What you will do. Copy all of the material exactly. Pictures are not to appear in the copy.

Information provided.
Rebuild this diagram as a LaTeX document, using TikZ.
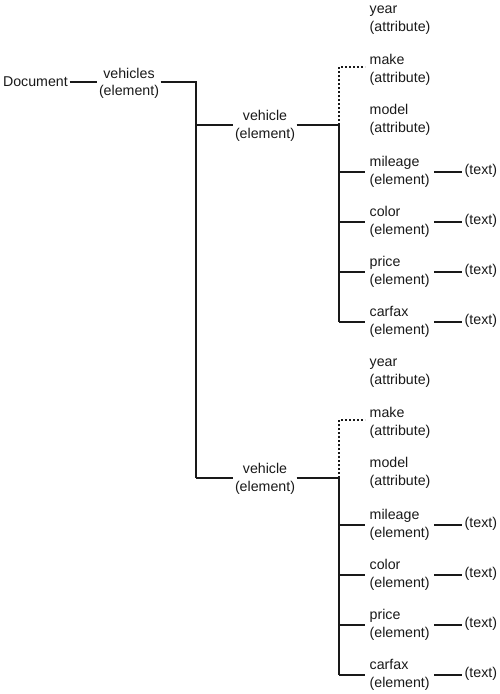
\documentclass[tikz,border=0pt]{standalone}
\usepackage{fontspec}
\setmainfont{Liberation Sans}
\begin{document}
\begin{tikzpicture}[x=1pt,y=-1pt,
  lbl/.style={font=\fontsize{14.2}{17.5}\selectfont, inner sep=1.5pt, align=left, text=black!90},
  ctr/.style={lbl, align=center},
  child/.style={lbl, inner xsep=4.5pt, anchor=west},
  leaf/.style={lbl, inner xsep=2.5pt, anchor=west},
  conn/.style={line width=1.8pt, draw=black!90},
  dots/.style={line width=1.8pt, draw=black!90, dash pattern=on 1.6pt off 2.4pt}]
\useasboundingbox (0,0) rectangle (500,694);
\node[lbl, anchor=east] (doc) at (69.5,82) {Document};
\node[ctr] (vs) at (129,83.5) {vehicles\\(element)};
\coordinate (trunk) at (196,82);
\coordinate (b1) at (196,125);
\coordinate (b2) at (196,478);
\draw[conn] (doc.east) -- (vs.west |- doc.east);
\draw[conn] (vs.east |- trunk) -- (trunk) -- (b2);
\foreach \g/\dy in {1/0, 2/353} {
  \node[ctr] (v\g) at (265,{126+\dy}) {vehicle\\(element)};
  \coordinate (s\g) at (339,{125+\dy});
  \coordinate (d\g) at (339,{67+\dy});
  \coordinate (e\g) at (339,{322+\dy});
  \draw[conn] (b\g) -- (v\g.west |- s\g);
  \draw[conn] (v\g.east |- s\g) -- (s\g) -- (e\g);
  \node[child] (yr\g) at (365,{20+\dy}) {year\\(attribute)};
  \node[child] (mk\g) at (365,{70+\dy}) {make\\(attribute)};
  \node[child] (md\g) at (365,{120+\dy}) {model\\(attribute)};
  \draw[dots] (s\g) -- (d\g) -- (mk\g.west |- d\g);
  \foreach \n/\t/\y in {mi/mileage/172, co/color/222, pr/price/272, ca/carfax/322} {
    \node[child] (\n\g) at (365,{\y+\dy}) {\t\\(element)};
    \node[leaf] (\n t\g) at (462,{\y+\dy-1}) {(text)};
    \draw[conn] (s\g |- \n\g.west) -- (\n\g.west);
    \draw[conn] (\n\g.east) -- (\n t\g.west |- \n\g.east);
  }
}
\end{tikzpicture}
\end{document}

Worked answer.
Rebuild this diagram as a LaTeX document, using TikZ.
\documentclass[tikz,border=0pt]{standalone}
\usepackage{fontspec}
\setmainfont{Liberation Sans}
\begin{document}
\begin{tikzpicture}[x=1pt,y=-1pt,
  lbl/.style={font=\fontsize{14.2}{17.5}\selectfont, inner sep=1.5pt, align=left, text=black!90},
  ctr/.style={lbl, align=center},
  child/.style={lbl, inner xsep=4.5pt, anchor=west},
  leaf/.style={lbl, inner xsep=2.5pt, anchor=west},
  conn/.style={line width=1.8pt, draw=black!90},
  dots/.style={line width=1.8pt, draw=black!90, dash pattern=on 1.6pt off 2.4pt}]
\useasboundingbox (0,0) rectangle (500,694);
\node[lbl, anchor=east] (doc) at (69.5,82) {Document};
\node[ctr] (vs) at (129,83.5) {vehicles\\(element)};
\coordinate (trunk) at (196,82);
\coordinate (b1) at (196,125);
\coordinate (b2) at (196,478);
\draw[conn] (doc.east) -- (vs.west |- doc.east);
\draw[conn] (vs.east |- trunk) -- (trunk) -- (b2);
\foreach \g/\dy in {1/0, 2/353} {
  \node[ctr] (v\g) at (265,{126+\dy}) {vehicle\\(element)};
  \coordinate (s\g) at (339,{125+\dy});
  \coordinate (d\g) at (339,{67+\dy});
  \coordinate (e\g) at (339,{322+\dy});
  \draw[conn] (b\g) -- (v\g.west |- s\g);
  \draw[conn] (v\g.east |- s\g) -- (s\g) -- (e\g);
  \node[child] (yr\g) at (365,{20+\dy}) {year\\(attribute)};
  \node[child] (mk\g) at (365,{70+\dy}) {make\\(attribute)};
  \node[child] (md\g) at (365,{120+\dy}) {model\\(attribute)};
  \draw[dots] (s\g) -- (d\g) -- (mk\g.west |- d\g);
  \foreach \n/\t/\y in {mi/mileage/172, co/color/222, pr/price/272, ca/carfax/322} {
    \node[child] (\n\g) at (365,{\y+\dy}) {\t\\(element)};
    \node[leaf] (\n t\g) at (462,{\y+\dy-1}) {(text)};
    \draw[conn] (s\g |- \n\g.west) -- (\n\g.west);
    \draw[conn] (\n\g.east) -- (\n t\g.west |- \n\g.east);
  }
}
\end{tikzpicture}
\end{document}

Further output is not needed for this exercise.